Even more so is their temperate responsiveness to those who, very unjustly, berate them for the cuts in power supply, notwithstanding that clearly those telephonists are not culpable for the power cuts.
They demonstrate politeness, understanding, sympathy and courteousness to all their callers, including even those who are aggressively confrontational and abusive, holding the innocent Zesa recipient of the call accountable and guilty for the power-supply failures.
Similarly, those engaged in customer service at TelOne have shown amazing patience and courtesy to the numerous irate customers complaining about non-receipt of bills, untenably great charges unrelated to actual calls made, and agitated in the extreme by peremptory disconnection of services.

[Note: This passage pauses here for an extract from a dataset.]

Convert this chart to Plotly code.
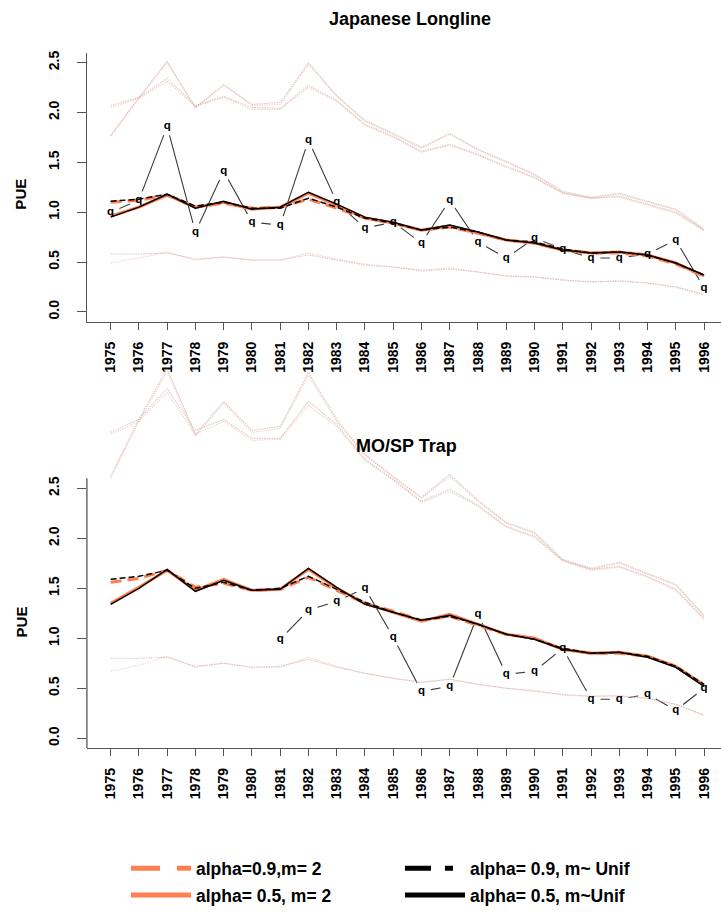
import plotly.graph_objects as go

W, H = 721, 913

years = list(range(1975, 1997))
year_labels = [str(y) for y in years]
y_tickvals = [0.0, 0.5, 1.0, 1.5, 2.0, 2.5]
y_ticktext = ["0.0", "0.5", "1.0", "1.5", "2.0", "2.5"]

panel_titles = ["Japanese Longline", "MO/SP Trap"]
legend_names = ["alpha=0.9,m= 2", "alpha= 0.9, m~ Unif", "alpha= 0.5, m= 2", "alpha= 0.5, m~Unif"]

# ---------------- Japanese Longline ----------------
jl_obs = [1.00, 1.12, 1.86, 0.80, 1.41, 0.90, 0.87, 1.72, 1.10, 0.84, 0.90, 0.69,
          1.12, 0.70, 0.54, 0.74, 0.63, 0.54, 0.54, 0.58, 0.72, 0.24]
jl_o09 = [1.10, 1.12, 1.17, 1.05, 1.09, 1.04, 1.05, 1.13, 1.04, 0.94, 0.89, 0.82,
          0.85, 0.79, 0.72, 0.69, 0.62, 0.59, 0.59, 0.56, 0.48, 0.36]
jl_o05 = [0.96, 1.05, 1.17, 1.05, 1.10, 1.03, 1.05, 1.19, 1.07, 0.94, 0.89, 0.82,
          0.86, 0.79, 0.72, 0.69, 0.62, 0.59, 0.60, 0.57, 0.49, 0.36]
jl_b09 = [1.11, 1.13, 1.18, 1.06, 1.10, 1.04, 1.04, 1.14, 1.05, 0.94, 0.89, 0.82,
          0.85, 0.80, 0.72, 0.70, 0.63, 0.59, 0.60, 0.57, 0.49, 0.37]
jl_b05 = [0.95, 1.05, 1.18, 1.04, 1.11, 1.03, 1.05, 1.20, 1.08, 0.95, 0.90, 0.82,
          0.87, 0.80, 0.72, 0.69, 0.62, 0.59, 0.60, 0.57, 0.49, 0.37]
jl_up09a = [2.07, 2.15, 2.34, 2.07, 2.16, 2.05, 2.04, 2.27, 2.12, 1.88, 1.76, 1.61,
            1.68, 1.58, 1.46, 1.35, 1.19, 1.14, 1.16, 1.08, 1.00, 0.82]
jl_up09b = [2.05, 2.14, 2.31, 2.06, 2.15, 2.03, 2.03, 2.25, 2.11, 1.87, 1.75, 1.60,
            1.67, 1.57, 1.45, 1.34, 1.19, 1.14, 1.15, 1.07, 0.99, 0.81]
jl_up05a = [1.77, 2.15, 2.51, 2.05, 2.28, 2.08, 2.10, 2.50, 2.17, 1.92, 1.79, 1.65,
            1.79, 1.63, 1.51, 1.38, 1.21, 1.15, 1.19, 1.11, 1.03, 0.83]
jl_up05b = [1.76, 2.14, 2.50, 2.04, 2.27, 2.07, 2.08, 2.48, 2.16, 1.91, 1.78, 1.64,
            1.78, 1.62, 1.50, 1.37, 1.20, 1.14, 1.18, 1.10, 1.02, 0.82]
jl_lo09 = [0.58, 0.58, 0.59, 0.53, 0.55, 0.52, 0.52, 0.57, 0.52, 0.47, 0.45, 0.41,
           0.43, 0.40, 0.36, 0.35, 0.32, 0.30, 0.31, 0.29, 0.25, 0.17]
jl_lo05 = [0.49, 0.54, 0.60, 0.52, 0.55, 0.52, 0.52, 0.59, 0.53, 0.48, 0.45, 0.42,
           0.44, 0.40, 0.36, 0.35, 0.32, 0.30, 0.31, 0.29, 0.25, 0.18]

# ---------------- MO/SP Trap ----------------
ms_obs = [None, None, None, None, None, None, 0.99, 1.28, 1.37, 1.50, 1.01, 0.47,
          0.52, 1.24, 0.64, 0.67, 0.90, 0.39, 0.39, 0.44, 0.28, 0.50]
ms_o09 = [1.56, 1.60, 1.68, 1.51, 1.55, 1.48, 1.49, 1.61, 1.48, 1.35, 1.27, 1.18,
          1.22, 1.13, 1.04, 1.00, 0.89, 0.85, 0.85, 0.82, 0.72, 0.53]
ms_o05 = [1.35, 1.51, 1.68, 1.48, 1.59, 1.48, 1.49, 1.69, 1.50, 1.35, 1.26, 1.17,
          1.24, 1.14, 1.04, 1.00, 0.89, 0.85, 0.86, 0.82, 0.72, 0.53]
ms_b09 = [1.59, 1.62, 1.68, 1.50, 1.56, 1.48, 1.50, 1.62, 1.49, 1.36, 1.26, 1.18,
          1.22, 1.14, 1.04, 0.99, 0.90, 0.85, 0.86, 0.82, 0.72, 0.54]
ms_b05 = [1.34, 1.50, 1.69, 1.47, 1.58, 1.48, 1.49, 1.70, 1.51, 1.34, 1.26, 1.18,
          1.23, 1.14, 1.04, 0.99, 0.89, 0.85, 0.86, 0.81, 0.71, 0.52]
ms_up09a = [3.06, 3.19, 3.50, 3.08, 3.19, 3.00, 3.00, 3.37, 3.14, 2.79, 2.59, 2.37,
            2.49, 2.33, 2.12, 2.02, 1.78, 1.69, 1.72, 1.62, 1.49, 1.20]
ms_up09b = [3.04, 3.17, 3.46, 3.04, 3.17, 2.98, 2.99, 3.33, 3.12, 2.78, 2.58, 2.36,
            2.47, 2.32, 2.11, 2.01, 1.77, 1.68, 1.71, 1.61, 1.48, 1.19]
ms_up05a = [2.62, 3.19, 3.70, 3.04, 3.37, 3.08, 3.12, 3.66, 3.19, 2.84, 2.62, 2.41,
            2.64, 2.38, 2.16, 2.06, 1.79, 1.70, 1.76, 1.65, 1.54, 1.23]
ms_up05b = [2.60, 3.17, 3.67, 3.02, 3.35, 3.06, 3.10, 3.63, 3.17, 2.83, 2.61, 2.40,
            2.62, 2.37, 2.15, 2.05, 1.78, 1.69, 1.75, 1.64, 1.53, 1.22]
ms_lo09 = [0.80, 0.80, 0.81, 0.72, 0.75, 0.71, 0.72, 0.79, 0.71, 0.65, 0.60, 0.56,
           0.59, 0.54, 0.50, 0.47, 0.44, 0.42, 0.42, 0.40, 0.34, 0.23]
ms_lo05 = [0.67, 0.73, 0.82, 0.71, 0.75, 0.71, 0.71, 0.81, 0.72, 0.65, 0.60, 0.56,
           0.59, 0.54, 0.50, 0.48, 0.43, 0.42, 0.43, 0.40, 0.34, 0.23]

ORANGE = "#FF7F50"
BLACK = "#000000"
OBS_COL = "#3a3a3a"
BAND_A = "rgba(185,150,145,0.5)"
BAND_B = "rgba(235,170,150,0.5)"
AXIS_COL = "#555555"
FONT = "Liberation Sans"

fig = go.Figure()

panels = [
    ("x", "y", jl_obs, jl_o09, jl_o05, jl_b09, jl_b05,
     [jl_up09a, jl_up09b, jl_up05a, jl_up05b, jl_lo09, jl_lo05]),
    ("x2", "y2", ms_obs, ms_o09, ms_o05, ms_b09, ms_b05,
     [ms_up09a, ms_up09b, ms_up05a, ms_up05b, ms_lo09, ms_lo05]),
]

for xa, ya, obs, o09, o05, b09, b05, bands in panels:
    # observed index: line with gaps around points (white masks)
    fig.add_trace(go.Scatter(
        x=years, y=obs, xaxis=xa, yaxis=ya, mode="lines+markers",
        line=dict(color=OBS_COL, width=1.1),
        marker=dict(color="white", size=19, line=dict(width=0)),
        showlegend=False, hoverinfo="skip", connectgaps=False))
    # confidence bands
    for i, b in enumerate(bands):
        fig.add_trace(go.Scatter(
            x=years, y=b, xaxis=xa, yaxis=ya, mode="lines",
            line=dict(color=BAND_A if i % 2 == 0 else BAND_B, width=1.1, dash="1.5px,1px"),
            showlegend=False, hoverinfo="skip"))
    # model fits
    fig.add_trace(go.Scatter(x=years, y=o09, xaxis=xa, yaxis=ya, mode="lines",
                             line=dict(color=ORANGE, width=3, dash="11px,6px"),
                             showlegend=False))
    fig.add_trace(go.Scatter(x=years, y=o05, xaxis=xa, yaxis=ya, mode="lines",
                             line=dict(color=ORANGE, width=3),
                             showlegend=False))
    fig.add_trace(go.Scatter(x=years, y=b09, xaxis=xa, yaxis=ya, mode="lines",
                             line=dict(color=BLACK, width=1.5, dash="6px,3px"),
                             showlegend=False))
    fig.add_trace(go.Scatter(x=years, y=b05, xaxis=xa, yaxis=ya, mode="lines",
                             line=dict(color=BLACK, width=1.5),
                             showlegend=False))
    # "q" symbols
    fig.add_trace(go.Scatter(
        x=years, y=obs, xaxis=xa, yaxis=ya, mode="text", text=["q"] * len(years),
        textposition="middle center",
        textfont=dict(family=FONT, size=11.5, color="black", weight="bold"),
        showlegend=False, hoverinfo="skip"))

# legend entries: one small legend per entry, laid out as in the reference
leg_styles = [
    (ORANGE, 5, "29px,17px", "legend"),
    (BLACK, 5, "26px,14px,8px,100px", "legend2"),
    (ORANGE, 5, "solid", "legend3"),
    (BLACK, 5, "solid", "legend4"),
]
for name, (c, w, d, lg) in zip(legend_names, leg_styles):
    fig.add_trace(go.Scatter(x=[None], y=[None], mode="lines", name=name,
                             line=dict(color=c, width=w, dash=d),
                             xaxis="x2", yaxis="y2", showlegend=True, legend=lg))

x_dom = [86.9 / W, 1.0]
x_rng = [1974.16, 1996.60]
top_dom = [(H - 325.8) / H, (H - 53.2) / H]
bot_dom = [(H - 757.4) / H, (H - 367.8) / H]

tickfont = dict(family=FONT, size=14, color="black", weight="bold")

def xaxis_cfg(anchor):
    return dict(domain=x_dom, range=x_rng, anchor=anchor, tickmode="array",
                tickvals=years, ticktext=year_labels, tickangle=-90,
                ticks="outside", ticklen=7, tickwidth=1.3, tickcolor=AXIS_COL,
                showline=True, linecolor=AXIS_COL, linewidth=1.3,
                showgrid=False, zeroline=False, tickfont=tickfont,
                ticklabelstandoff=6, automargin=False, fixedrange=True)

def yaxis_cfg(anchor, dom, rng, showline):
    return dict(domain=dom, range=rng, anchor=anchor, tickmode="array",
                tickvals=y_tickvals, ticktext=y_ticktext, tickangle=-90,
                ticks="outside", ticklen=9, tickwidth=1.3, tickcolor=AXIS_COL,
                showline=showline, linecolor=AXIS_COL, linewidth=1.3,
                showgrid=False, zeroline=False, tickfont=tickfont,
                ticklabelstandoff=12, automargin=False, fixedrange=True)

leg_font = dict(family=FONT, size=17.5, color="black", weight="bold")

def legend_cfg(xpx, ypx):
    return dict(orientation="v", x=xpx / W, xanchor="left",
                y=(H - ypx) / H, yanchor="middle", itemwidth=60,
                font=leg_font, bgcolor="rgba(0,0,0,0)", borderwidth=0)

fig.update_layout(
    width=W, height=H,
    margin=dict(l=0, r=0, t=0, b=0),
    paper_bgcolor="white", plot_bgcolor="rgba(0,0,0,0)",
    xaxis=xaxis_cfg("y"),
    yaxis=yaxis_cfg("x", top_dom, [-0.1, 2.6], True),
    xaxis2=xaxis_cfg("y2"),
    yaxis2=yaxis_cfg("x2", bot_dom, [-0.1, 3.75], False),
    showlegend=True,
    legend=legend_cfg(126, 879),
    legend2=legend_cfg(400, 879),
    legend3=legend_cfg(126, 906),
    legend4=legend_cfg(400, 906),
    font=dict(family=FONT),
)

# left axis line of the lower panel covers only the 0.0-2.5 region
fig.add_shape(type="line", xref="paper", yref="y2",
              x0=x_dom[0], x1=x_dom[0], y0=-0.1, y1=2.6,
              line=dict(color=AXIS_COL, width=1.3))

title_font = dict(family=FONT, size=18, color="black", weight="bold")
lab_font = dict(family=FONT, size=15, color="black", weight="bold")
fig.add_annotation(text=panel_titles[0], x=410 / W, y=(H - 19) / H, xref="paper", yref="paper",
                   showarrow=False, font=title_font, xanchor="center", yanchor="middle")
fig.add_annotation(text=panel_titles[1], x=406 / W, y=(H - 451) / H, xref="paper", yref="paper",
                   showarrow=False, font=title_font, xanchor="center", yanchor="middle")
fig.add_annotation(text="PUE", x=21 / W, y=(H - 197) / H, xref="paper", yref="paper",
                   showarrow=False, font=lab_font, textangle=-90,
                   xanchor="center", yanchor="middle")
fig.add_annotation(text="PUE", x=21 / W, y=(H - 630) / H, xref="paper", yref="paper",
                   showarrow=False, font=lab_font, textangle=-90,
                   xanchor="center", yanchor="middle")

fig.write_html("out.html")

Instead of resorting to defensiveness or aggression, they respond calmly and tolerantly. Their customer composure and forbearance is remarkable.

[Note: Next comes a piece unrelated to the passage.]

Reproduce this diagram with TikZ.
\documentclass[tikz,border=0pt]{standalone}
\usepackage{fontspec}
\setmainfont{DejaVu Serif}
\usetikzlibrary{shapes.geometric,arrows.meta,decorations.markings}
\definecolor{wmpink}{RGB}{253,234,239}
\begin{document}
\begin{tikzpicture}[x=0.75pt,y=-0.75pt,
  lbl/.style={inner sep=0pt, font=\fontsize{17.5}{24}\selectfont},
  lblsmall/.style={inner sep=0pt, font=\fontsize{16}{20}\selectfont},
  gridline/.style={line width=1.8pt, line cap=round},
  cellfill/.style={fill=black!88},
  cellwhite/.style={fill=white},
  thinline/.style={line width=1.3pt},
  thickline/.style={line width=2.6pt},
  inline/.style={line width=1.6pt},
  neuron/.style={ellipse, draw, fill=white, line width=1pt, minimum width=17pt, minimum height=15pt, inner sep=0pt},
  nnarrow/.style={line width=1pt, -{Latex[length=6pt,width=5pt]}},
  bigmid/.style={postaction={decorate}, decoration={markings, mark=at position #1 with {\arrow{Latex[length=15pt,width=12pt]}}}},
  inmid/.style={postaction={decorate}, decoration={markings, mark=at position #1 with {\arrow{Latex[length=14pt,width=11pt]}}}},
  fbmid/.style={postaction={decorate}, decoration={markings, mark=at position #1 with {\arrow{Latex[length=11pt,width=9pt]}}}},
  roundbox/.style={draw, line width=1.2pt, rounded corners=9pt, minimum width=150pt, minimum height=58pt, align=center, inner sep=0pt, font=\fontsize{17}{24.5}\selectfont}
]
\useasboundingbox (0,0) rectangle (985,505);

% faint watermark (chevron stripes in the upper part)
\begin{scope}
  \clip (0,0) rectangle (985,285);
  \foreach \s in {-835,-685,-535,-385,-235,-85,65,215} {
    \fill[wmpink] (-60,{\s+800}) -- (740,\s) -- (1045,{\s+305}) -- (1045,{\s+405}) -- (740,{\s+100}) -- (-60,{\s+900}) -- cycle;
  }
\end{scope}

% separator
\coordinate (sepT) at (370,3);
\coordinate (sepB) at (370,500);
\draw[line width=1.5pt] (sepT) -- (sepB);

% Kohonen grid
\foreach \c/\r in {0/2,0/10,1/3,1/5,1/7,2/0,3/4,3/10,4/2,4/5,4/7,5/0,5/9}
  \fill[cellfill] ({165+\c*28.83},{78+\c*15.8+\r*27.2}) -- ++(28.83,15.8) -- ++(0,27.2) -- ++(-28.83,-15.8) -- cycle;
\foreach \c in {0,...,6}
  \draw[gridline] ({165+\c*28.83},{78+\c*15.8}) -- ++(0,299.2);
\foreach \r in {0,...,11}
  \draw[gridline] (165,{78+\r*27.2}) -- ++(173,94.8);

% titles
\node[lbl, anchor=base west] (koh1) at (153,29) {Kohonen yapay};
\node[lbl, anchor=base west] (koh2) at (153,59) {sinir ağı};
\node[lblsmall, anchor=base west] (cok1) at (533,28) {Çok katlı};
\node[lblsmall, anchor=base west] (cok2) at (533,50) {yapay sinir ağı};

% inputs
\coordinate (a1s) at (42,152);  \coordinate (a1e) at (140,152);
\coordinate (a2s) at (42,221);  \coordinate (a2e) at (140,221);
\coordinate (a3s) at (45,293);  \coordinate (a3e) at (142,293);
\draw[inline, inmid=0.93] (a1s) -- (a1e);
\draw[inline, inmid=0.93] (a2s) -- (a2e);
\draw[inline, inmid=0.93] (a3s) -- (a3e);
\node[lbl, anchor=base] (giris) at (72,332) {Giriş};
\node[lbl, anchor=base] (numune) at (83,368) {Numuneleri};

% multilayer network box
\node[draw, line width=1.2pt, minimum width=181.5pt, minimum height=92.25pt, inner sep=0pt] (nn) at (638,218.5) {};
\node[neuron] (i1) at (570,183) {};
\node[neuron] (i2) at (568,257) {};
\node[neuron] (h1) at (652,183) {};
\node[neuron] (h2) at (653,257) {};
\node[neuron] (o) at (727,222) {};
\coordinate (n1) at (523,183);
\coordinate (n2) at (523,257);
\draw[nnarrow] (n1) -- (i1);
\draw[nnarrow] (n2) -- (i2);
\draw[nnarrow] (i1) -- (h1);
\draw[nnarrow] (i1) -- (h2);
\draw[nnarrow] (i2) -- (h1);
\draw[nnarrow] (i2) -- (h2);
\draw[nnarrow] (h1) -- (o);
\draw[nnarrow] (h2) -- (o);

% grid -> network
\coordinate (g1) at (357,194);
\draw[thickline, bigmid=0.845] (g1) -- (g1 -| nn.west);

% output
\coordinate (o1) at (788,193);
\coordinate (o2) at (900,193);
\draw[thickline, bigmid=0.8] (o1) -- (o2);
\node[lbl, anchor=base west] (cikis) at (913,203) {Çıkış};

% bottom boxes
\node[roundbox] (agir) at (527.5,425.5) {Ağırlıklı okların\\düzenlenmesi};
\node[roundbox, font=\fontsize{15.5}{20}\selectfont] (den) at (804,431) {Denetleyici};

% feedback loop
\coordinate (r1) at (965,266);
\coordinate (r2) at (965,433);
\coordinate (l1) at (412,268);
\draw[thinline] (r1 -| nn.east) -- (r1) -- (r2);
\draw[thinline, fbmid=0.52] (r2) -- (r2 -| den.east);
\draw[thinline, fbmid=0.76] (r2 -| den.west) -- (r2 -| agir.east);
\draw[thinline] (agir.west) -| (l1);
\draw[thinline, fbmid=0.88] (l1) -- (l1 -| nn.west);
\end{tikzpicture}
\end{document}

In contradistinction, those who determine the organisational pricing policies are indisputably imbued with the conviction that they can do whatever they deem fit for, either wholly or to a minor extent, they control monopolies.
Whether consciously or subconsciously, they are dominated by the knowledge that their customers are tied to them, having little or no access to alternative services. Consequently, no matter how unjust, how commercially unrealistic, how economically destructive their policies and decisions may be, they pursue those decisions without concern as to the negative impacts upon not only the customers, but also upon the organisation itself.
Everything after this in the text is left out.